By Jessica Schorr Saxe, M.D.
The Charlotte Observer, June 1, 2018
On Monday, The Poor People’s Campaign: A National Call for Moral Revival will hold rallies in Raleigh and other state capitals focusing on health care and ecological devastation.
You might wonder how poverty relates to health. Profoundly.
In medicine, when we talk about risk factors and “risk factor reduction,” we usually mean conditions such as high blood pressure, diabetes, or high cholesterol as, for example, risks for heart disease.
Low income and low wealth are associated with lower life expectancy; higher rates of heart disease, diabetes, and other chronic illnesses; increased infant mortality; and higher rates of childhood conditions including asthma, heart conditions, hearing problems, digestive disorders, and elevated blood lead levels. “Socioeconomic status is the most powerful predictor of disease, disorder, injury and mortality we have,” says Dr. Tom Boyce, chief of Developmental Medicine at University of California at San Francisco.
The links between poverty and poor health include lack of access to health services, inadequate and unsafe housing, lack of nutritious food, and inadequate physical activity. And science shows that the stress of poverty leads to depressed immune systems. Poor children are more likely to have Adverse Childhood Experiences (ACEs), such as abuse, neglect, or exposure to substance abuse or mental illness. ACEs have been shown to increase the risk of later heart disease, cancer, and other illnesses as well as alcoholism and other detrimental behaviors.
In medical practice, I saw the risks of poverty daily. I saw patients who missed appointments or medication doses because they didn’t have the necessary money. I saw patients who wanted to exercise but whose neighborhoods weren’t safe for walking, couldn’t afford the gym or didn’t have transportation. I saw children so burdened with ACEs that their future was bleak.
Addressing issues related to poverty, an underlying and arguably the most important risk factor for disease, can make a difference. High-quality early childhood programs that support parenting lead to increased educational achievement, higher incomes and better health. One study showed that increasing the minimum wage was associated with a decrease in low birth weight babies and infant mortality. Another study showed that raising the minimum wage in New York in 2008 would have prevented thousands of deaths over the next 5 years. “Mincome,” a guaranteed minimum income experiment in Canada that gave money to low-income residents, decreased hospitalization rates and mental health diagnoses.

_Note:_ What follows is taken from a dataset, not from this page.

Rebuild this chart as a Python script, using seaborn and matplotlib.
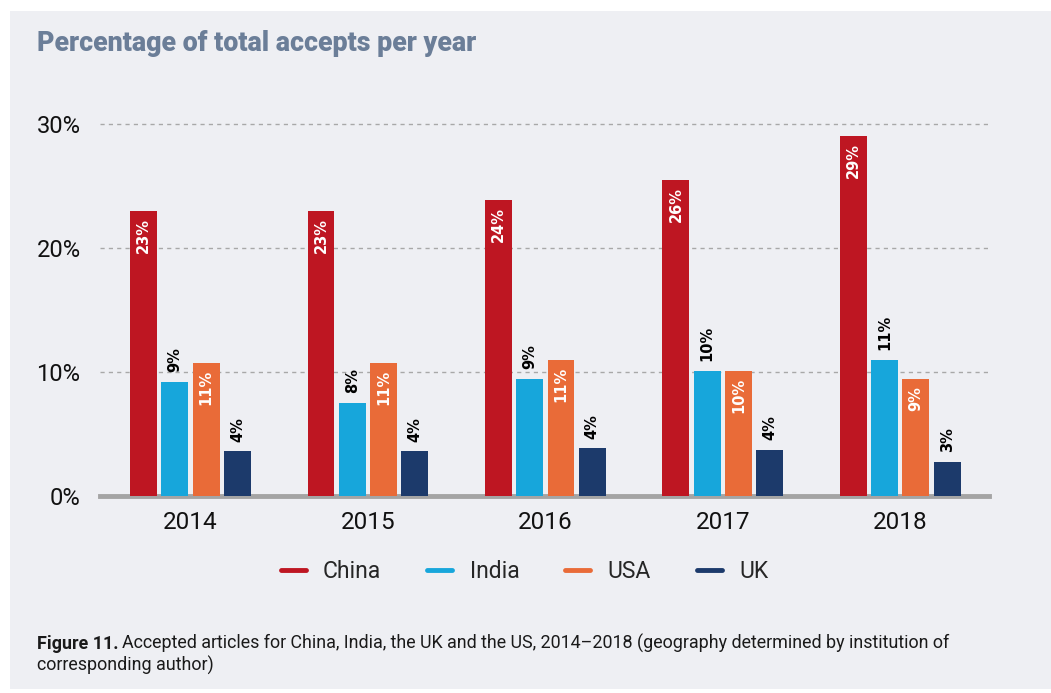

What to do? Join us at the Poor People’s Campaign in Raleigh on Monday.
If you can’t attend, learn about it at https://www.poorpeoplescampaign.org and support the demands that include living wage laws; Medicaid expansion, protection of Medicare, and single-payer universal health care; access to mental health professionals and addiction and recovery programs; equal treatment for people with disabilities; and immediate attention to policies that would end child poverty.
Fifty years ago, Martin Luther King led the Poor People’s Campaign against the triple evils of poverty, racism and militarism. Rev. William Barber II, one of the co-leaders of the current campaign which has added environmental degradation as a fourth evil, notes that this is not a commemoration, but a reconsecration.
Join this reconsecration to bring justice and equity — and health — to all.